## BEGIN Given records

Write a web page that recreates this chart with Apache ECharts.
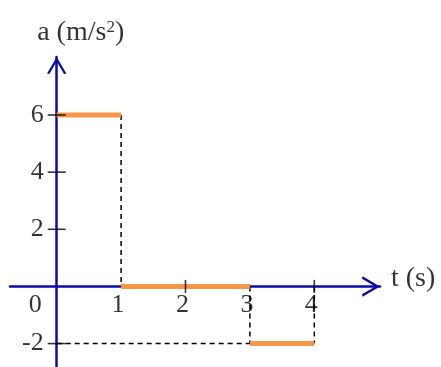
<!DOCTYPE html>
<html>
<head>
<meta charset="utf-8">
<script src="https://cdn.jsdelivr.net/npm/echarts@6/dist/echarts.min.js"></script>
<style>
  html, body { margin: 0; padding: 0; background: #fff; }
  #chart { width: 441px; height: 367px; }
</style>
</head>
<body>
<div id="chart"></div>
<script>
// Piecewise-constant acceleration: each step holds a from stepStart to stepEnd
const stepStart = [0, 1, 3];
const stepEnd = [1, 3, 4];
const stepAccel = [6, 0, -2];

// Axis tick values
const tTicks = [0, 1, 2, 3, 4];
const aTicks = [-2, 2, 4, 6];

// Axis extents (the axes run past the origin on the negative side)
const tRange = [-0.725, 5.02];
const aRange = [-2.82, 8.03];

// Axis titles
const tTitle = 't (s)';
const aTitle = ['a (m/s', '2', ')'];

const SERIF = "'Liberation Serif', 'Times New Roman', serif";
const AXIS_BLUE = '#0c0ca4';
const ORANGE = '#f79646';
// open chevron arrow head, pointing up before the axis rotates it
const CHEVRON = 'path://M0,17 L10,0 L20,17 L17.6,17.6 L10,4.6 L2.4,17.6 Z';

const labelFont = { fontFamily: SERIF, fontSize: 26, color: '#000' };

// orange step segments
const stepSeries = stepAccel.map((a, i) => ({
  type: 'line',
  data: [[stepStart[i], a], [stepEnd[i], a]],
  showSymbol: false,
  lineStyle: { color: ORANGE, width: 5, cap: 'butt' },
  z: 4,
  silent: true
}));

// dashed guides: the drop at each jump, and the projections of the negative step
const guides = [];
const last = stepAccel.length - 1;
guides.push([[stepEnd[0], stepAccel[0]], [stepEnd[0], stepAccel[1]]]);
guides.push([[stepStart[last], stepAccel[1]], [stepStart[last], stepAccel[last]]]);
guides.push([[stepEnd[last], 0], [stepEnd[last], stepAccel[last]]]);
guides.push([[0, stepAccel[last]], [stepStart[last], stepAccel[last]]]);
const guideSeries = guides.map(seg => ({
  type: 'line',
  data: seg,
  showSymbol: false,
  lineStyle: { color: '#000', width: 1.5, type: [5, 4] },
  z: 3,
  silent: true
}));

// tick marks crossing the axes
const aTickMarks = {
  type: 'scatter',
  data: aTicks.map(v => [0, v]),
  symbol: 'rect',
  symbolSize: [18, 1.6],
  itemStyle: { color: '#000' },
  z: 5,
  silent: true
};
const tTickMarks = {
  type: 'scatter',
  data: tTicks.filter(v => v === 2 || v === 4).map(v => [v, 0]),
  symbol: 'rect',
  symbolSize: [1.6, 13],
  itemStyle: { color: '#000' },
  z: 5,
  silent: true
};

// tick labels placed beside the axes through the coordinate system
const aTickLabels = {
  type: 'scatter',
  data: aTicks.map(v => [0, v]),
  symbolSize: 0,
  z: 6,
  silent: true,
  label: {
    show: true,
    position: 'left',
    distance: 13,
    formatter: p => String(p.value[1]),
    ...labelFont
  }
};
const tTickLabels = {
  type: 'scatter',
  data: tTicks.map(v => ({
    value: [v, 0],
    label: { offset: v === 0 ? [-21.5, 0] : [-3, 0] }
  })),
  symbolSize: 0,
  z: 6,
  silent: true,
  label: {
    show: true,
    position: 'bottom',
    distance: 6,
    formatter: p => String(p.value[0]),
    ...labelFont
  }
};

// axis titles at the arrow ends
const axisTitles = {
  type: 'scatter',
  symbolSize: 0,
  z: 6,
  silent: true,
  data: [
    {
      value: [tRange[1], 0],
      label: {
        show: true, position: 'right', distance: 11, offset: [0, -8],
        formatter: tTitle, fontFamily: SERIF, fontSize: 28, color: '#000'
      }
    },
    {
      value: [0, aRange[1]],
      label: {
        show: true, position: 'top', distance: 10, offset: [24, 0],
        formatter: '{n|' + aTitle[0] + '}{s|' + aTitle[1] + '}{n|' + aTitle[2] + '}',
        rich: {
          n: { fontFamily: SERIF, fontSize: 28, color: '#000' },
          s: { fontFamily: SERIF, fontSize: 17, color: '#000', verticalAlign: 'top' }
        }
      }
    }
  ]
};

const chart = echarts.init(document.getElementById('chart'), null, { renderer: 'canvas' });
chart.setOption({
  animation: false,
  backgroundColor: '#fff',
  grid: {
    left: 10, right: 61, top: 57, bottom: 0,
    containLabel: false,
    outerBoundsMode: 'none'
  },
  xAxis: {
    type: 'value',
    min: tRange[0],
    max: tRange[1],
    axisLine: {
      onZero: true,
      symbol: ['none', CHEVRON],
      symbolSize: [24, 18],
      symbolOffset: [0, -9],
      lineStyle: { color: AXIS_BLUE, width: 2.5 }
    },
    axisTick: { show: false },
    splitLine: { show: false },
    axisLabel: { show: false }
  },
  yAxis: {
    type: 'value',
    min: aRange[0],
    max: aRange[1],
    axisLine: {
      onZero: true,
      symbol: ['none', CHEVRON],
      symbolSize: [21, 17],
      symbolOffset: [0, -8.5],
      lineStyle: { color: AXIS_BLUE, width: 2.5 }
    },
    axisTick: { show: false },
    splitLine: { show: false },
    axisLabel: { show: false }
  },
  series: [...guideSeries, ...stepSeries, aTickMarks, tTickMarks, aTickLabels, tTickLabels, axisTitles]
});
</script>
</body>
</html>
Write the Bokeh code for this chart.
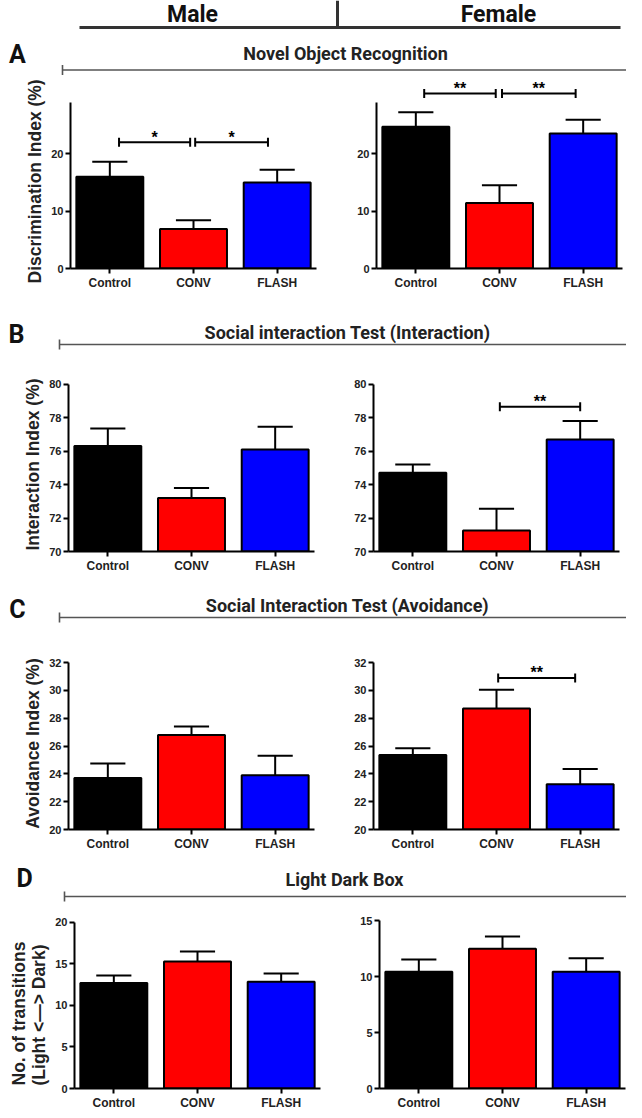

## END Given records

◆ Work required ◆
Which lines contain the word "this"? Copy each one.

◆ Solution below ◆
Write a web page that recreates this chart with Apache ECharts.
Write the Bokeh code for this chart.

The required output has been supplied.